[STATED GOAL]:
Print the listing from its top line through the line containing "0.268,0.266,0.270];", nothing more, and leave out the pictures.

********************

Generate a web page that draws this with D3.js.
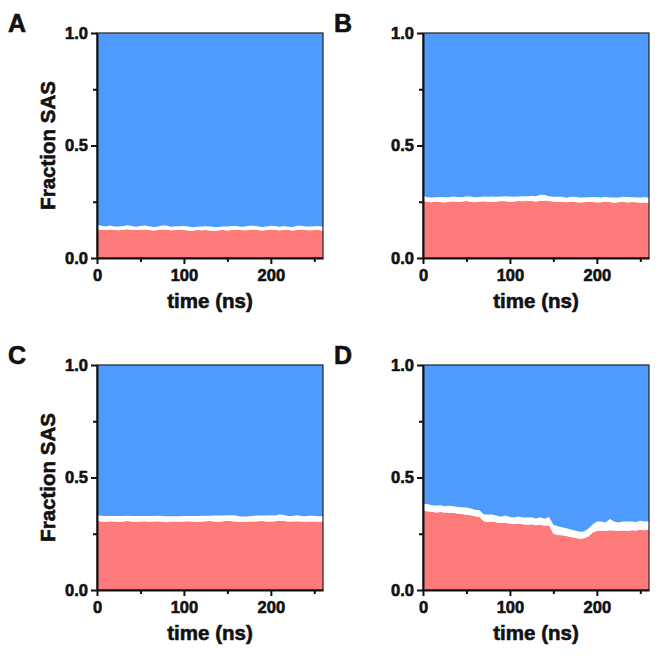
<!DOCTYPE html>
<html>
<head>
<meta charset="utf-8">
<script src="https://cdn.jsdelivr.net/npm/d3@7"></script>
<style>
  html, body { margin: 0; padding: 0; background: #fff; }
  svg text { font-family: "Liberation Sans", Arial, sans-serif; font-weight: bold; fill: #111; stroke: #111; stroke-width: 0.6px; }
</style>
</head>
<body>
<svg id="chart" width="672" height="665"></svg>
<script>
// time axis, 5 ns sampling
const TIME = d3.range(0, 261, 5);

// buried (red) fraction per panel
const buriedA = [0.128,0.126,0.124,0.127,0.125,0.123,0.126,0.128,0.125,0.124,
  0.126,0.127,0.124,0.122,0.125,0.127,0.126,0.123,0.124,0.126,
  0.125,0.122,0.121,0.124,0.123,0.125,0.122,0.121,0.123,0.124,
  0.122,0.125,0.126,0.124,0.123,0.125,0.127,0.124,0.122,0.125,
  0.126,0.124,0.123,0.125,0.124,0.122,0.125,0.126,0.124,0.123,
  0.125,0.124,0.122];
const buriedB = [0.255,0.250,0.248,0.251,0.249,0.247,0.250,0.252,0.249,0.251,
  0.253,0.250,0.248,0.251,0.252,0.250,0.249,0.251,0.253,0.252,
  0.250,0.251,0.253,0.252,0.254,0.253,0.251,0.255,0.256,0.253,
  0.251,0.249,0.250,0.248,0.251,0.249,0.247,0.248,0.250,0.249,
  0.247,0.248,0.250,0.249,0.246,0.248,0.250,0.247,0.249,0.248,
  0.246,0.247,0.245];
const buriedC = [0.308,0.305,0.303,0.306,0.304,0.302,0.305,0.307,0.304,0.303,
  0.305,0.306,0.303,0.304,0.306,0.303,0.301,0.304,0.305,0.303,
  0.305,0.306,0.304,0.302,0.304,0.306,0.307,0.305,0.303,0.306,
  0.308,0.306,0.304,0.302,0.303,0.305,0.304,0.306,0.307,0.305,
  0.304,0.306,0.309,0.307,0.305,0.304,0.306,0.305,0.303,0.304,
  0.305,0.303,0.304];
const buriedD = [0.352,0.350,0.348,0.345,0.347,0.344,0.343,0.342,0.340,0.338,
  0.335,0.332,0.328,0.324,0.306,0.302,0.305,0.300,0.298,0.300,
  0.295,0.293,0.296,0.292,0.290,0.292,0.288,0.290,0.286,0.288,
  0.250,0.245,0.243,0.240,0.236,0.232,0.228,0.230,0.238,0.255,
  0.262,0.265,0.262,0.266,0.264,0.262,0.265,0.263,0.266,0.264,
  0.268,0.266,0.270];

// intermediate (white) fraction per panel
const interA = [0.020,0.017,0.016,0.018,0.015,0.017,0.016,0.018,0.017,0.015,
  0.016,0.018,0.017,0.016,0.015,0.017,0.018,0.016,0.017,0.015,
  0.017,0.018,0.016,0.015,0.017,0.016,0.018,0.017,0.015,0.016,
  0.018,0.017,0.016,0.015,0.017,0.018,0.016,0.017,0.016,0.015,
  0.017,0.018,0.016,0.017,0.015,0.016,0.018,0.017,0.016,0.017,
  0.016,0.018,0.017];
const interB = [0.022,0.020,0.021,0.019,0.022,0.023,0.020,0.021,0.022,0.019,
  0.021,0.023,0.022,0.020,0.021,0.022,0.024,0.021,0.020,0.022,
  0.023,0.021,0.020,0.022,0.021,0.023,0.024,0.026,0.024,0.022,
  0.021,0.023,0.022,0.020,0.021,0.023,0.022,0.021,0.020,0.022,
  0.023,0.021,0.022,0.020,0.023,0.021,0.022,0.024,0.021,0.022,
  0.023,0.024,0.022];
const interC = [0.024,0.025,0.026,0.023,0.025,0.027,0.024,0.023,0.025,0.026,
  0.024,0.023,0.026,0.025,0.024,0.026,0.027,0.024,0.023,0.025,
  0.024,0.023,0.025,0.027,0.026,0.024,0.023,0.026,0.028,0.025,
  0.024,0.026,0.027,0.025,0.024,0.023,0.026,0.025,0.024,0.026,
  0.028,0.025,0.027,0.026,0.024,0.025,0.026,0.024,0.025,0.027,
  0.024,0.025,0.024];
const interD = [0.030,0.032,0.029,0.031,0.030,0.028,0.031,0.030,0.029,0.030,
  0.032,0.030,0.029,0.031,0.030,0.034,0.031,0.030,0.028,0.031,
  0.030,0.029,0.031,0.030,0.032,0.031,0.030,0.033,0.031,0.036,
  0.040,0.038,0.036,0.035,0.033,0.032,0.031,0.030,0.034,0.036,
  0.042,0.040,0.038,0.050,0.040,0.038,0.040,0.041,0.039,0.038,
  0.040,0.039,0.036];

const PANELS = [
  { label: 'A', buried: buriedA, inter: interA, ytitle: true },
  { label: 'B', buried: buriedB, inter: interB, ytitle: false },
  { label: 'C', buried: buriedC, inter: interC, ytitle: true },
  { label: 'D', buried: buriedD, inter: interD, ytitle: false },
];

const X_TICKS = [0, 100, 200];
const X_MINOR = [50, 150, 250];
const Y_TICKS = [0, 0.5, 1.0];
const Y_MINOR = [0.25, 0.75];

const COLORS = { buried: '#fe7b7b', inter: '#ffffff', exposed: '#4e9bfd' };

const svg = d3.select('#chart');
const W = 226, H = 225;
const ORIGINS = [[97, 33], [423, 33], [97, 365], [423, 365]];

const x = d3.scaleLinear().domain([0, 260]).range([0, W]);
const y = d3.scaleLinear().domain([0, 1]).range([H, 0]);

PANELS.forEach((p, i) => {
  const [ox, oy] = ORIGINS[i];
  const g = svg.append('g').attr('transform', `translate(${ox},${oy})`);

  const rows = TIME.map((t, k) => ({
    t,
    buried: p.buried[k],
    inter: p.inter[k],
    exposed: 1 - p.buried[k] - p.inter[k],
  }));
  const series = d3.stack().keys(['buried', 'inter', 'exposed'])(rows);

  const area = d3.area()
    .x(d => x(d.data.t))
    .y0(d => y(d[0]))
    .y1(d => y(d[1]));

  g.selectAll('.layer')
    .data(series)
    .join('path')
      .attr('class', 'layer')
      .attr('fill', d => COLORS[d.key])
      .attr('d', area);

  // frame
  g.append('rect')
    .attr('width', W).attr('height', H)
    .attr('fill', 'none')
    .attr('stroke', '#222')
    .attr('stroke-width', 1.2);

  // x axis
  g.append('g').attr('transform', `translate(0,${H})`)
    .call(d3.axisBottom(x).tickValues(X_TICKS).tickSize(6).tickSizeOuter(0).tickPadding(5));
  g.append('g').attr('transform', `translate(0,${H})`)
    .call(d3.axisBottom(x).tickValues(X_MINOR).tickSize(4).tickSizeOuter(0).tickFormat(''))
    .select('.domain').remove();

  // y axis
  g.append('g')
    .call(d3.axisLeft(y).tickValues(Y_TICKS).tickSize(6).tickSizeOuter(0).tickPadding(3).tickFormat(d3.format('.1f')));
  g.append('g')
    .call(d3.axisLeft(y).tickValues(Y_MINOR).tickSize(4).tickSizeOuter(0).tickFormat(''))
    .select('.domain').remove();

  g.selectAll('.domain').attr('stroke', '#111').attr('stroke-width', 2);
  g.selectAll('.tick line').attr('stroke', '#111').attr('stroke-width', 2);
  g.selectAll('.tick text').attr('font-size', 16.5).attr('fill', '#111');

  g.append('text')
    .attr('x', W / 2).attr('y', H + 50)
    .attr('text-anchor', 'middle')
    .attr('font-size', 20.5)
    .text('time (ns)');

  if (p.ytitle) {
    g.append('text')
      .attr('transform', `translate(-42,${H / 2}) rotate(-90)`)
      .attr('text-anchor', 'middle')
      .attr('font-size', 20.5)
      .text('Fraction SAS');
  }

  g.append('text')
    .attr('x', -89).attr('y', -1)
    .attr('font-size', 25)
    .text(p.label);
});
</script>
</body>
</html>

********************

[ANSWER TO THIS PROBLEM]:
Generate a web page that draws this with D3.js.
<!DOCTYPE html>
<html>
<head>
<meta charset="utf-8">
<script src="https://cdn.jsdelivr.net/npm/d3@7"></script>
<style>
  html, body { margin: 0; padding: 0; background: #fff; }
  svg text { font-family: "Liberation Sans", Arial, sans-serif; font-weight: bold; fill: #111; stroke: #111; stroke-width: 0.6px; }
</style>
</head>
<body>
<svg id="chart" width="672" height="665"></svg>
<script>
// time axis, 5 ns sampling
const TIME = d3.range(0, 261, 5);

// buried (red) fraction per panel
const buriedA = [0.128,0.126,0.124,0.127,0.125,0.123,0.126,0.128,0.125,0.124,
  0.126,0.127,0.124,0.122,0.125,0.127,0.126,0.123,0.124,0.126,
  0.125,0.122,0.121,0.124,0.123,0.125,0.122,0.121,0.123,0.124,
  0.122,0.125,0.126,0.124,0.123,0.125,0.127,0.124,0.122,0.125,
  0.126,0.124,0.123,0.125,0.124,0.122,0.125,0.126,0.124,0.123,
  0.125,0.124,0.122];
const buriedB = [0.255,0.250,0.248,0.251,0.249,0.247,0.250,0.252,0.249,0.251,
  0.253,0.250,0.248,0.251,0.252,0.250,0.249,0.251,0.253,0.252,
  0.250,0.251,0.253,0.252,0.254,0.253,0.251,0.255,0.256,0.253,
  0.251,0.249,0.250,0.248,0.251,0.249,0.247,0.248,0.250,0.249,
  0.247,0.248,0.250,0.249,0.246,0.248,0.250,0.247,0.249,0.248,
  0.246,0.247,0.245];
const buriedC = [0.308,0.305,0.303,0.306,0.304,0.302,0.305,0.307,0.304,0.303,
  0.305,0.306,0.303,0.304,0.306,0.303,0.301,0.304,0.305,0.303,
  0.305,0.306,0.304,0.302,0.304,0.306,0.307,0.305,0.303,0.306,
  0.308,0.306,0.304,0.302,0.303,0.305,0.304,0.306,0.307,0.305,
  0.304,0.306,0.309,0.307,0.305,0.304,0.306,0.305,0.303,0.304,
  0.305,0.303,0.304];
const buriedD = [0.352,0.350,0.348,0.345,0.347,0.344,0.343,0.342,0.340,0.338,
  0.335,0.332,0.328,0.324,0.306,0.302,0.305,0.300,0.298,0.300,
  0.295,0.293,0.296,0.292,0.290,0.292,0.288,0.290,0.286,0.288,
  0.250,0.245,0.243,0.240,0.236,0.232,0.228,0.230,0.238,0.255,
  0.262,0.265,0.262,0.266,0.264,0.262,0.265,0.263,0.266,0.264,
  0.268,0.266,0.270];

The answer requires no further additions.